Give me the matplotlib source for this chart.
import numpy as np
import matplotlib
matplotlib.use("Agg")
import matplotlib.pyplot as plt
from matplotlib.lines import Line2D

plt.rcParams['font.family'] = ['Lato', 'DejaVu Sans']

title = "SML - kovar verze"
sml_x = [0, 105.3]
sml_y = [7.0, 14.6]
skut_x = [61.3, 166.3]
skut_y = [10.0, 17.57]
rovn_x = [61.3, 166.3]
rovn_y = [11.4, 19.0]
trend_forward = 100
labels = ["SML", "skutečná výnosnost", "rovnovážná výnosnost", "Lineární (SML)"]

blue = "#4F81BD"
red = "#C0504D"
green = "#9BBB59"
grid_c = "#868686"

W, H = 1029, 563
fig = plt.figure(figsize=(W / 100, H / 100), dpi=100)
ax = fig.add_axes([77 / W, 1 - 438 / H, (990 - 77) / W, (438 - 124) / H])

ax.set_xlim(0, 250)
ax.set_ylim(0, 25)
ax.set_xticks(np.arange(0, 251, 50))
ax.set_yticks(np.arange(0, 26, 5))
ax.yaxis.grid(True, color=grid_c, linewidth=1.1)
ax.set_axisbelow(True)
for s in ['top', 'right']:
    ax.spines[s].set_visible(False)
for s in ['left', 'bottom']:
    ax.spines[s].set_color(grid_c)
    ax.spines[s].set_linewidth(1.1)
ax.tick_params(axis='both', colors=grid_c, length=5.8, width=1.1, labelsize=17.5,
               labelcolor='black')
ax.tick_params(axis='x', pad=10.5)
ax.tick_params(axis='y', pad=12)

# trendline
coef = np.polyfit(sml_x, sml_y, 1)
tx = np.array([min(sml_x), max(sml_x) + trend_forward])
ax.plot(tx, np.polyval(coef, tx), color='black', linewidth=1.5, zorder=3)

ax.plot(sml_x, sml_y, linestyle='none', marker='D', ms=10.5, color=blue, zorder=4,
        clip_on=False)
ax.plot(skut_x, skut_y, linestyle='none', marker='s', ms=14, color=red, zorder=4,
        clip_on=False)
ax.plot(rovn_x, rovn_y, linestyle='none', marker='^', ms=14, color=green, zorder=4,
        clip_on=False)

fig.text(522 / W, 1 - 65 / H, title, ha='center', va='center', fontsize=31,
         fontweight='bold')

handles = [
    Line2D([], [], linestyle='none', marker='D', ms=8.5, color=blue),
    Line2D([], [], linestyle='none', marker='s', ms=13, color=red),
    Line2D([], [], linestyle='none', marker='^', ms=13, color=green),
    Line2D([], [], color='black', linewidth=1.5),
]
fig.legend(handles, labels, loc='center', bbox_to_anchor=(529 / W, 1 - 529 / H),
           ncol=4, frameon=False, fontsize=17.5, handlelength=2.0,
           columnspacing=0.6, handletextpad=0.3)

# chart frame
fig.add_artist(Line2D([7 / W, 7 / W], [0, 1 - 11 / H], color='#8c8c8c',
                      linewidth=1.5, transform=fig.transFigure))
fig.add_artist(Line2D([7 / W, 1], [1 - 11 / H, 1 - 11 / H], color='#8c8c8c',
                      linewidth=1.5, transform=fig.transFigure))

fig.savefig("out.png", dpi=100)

• WHAT YOU SHOULD DO:
Copy out the whole listing exactly.

• RESULT:
Give me the matplotlib source for this chart.
import numpy as np
import matplotlib
matplotlib.use("Agg")
import matplotlib.pyplot as plt
from matplotlib.lines import Line2D

plt.rcParams['font.family'] = ['Lato', 'DejaVu Sans']

title = "SML - kovar verze"
sml_x = [0, 105.3]
sml_y = [7.0, 14.6]
skut_x = [61.3, 166.3]
skut_y = [10.0, 17.57]
rovn_x = [61.3, 166.3]
rovn_y = [11.4, 19.0]
trend_forward = 100
labels = ["SML", "skutečná výnosnost", "rovnovážná výnosnost", "Lineární (SML)"]

blue = "#4F81BD"
red = "#C0504D"
green = "#9BBB59"
grid_c = "#868686"

W, H = 1029, 563
fig = plt.figure(figsize=(W / 100, H / 100), dpi=100)
ax = fig.add_axes([77 / W, 1 - 438 / H, (990 - 77) / W, (438 - 124) / H])

ax.set_xlim(0, 250)
ax.set_ylim(0, 25)
ax.set_xticks(np.arange(0, 251, 50))
ax.set_yticks(np.arange(0, 26, 5))
ax.yaxis.grid(True, color=grid_c, linewidth=1.1)
ax.set_axisbelow(True)
for s in ['top', 'right']:
    ax.spines[s].set_visible(False)
for s in ['left', 'bottom']:
    ax.spines[s].set_color(grid_c)
    ax.spines[s].set_linewidth(1.1)
ax.tick_params(axis='both', colors=grid_c, length=5.8, width=1.1, labelsize=17.5,
               labelcolor='black')
ax.tick_params(axis='x', pad=10.5)
ax.tick_params(axis='y', pad=12)

# trendline
coef = np.polyfit(sml_x, sml_y, 1)
tx = np.array([min(sml_x), max(sml_x) + trend_forward])
ax.plot(tx, np.polyval(coef, tx), color='black', linewidth=1.5, zorder=3)

ax.plot(sml_x, sml_y, linestyle='none', marker='D', ms=10.5, color=blue, zorder=4,
        clip_on=False)
ax.plot(skut_x, skut_y, linestyle='none', marker='s', ms=14, color=red, zorder=4,
        clip_on=False)
ax.plot(rovn_x, rovn_y, linestyle='none', marker='^', ms=14, color=green, zorder=4,
        clip_on=False)

fig.text(522 / W, 1 - 65 / H, title, ha='center', va='center', fontsize=31,
         fontweight='bold')

handles = [
    Line2D([], [], linestyle='none', marker='D', ms=8.5, color=blue),
    Line2D([], [], linestyle='none', marker='s', ms=13, color=red),
    Line2D([], [], linestyle='none', marker='^', ms=13, color=green),
    Line2D([], [], color='black', linewidth=1.5),
]
fig.legend(handles, labels, loc='center', bbox_to_anchor=(529 / W, 1 - 529 / H),
           ncol=4, frameon=False, fontsize=17.5, handlelength=2.0,
           columnspacing=0.6, handletextpad=0.3)

# chart frame
fig.add_artist(Line2D([7 / W, 7 / W], [0, 1 - 11 / H], color='#8c8c8c',
                      linewidth=1.5, transform=fig.transFigure))
fig.add_artist(Line2D([7 / W, 1], [1 - 11 / H, 1 - 11 / H], color='#8c8c8c',
                      linewidth=1.5, transform=fig.transFigure))

fig.savefig("out.png", dpi=100)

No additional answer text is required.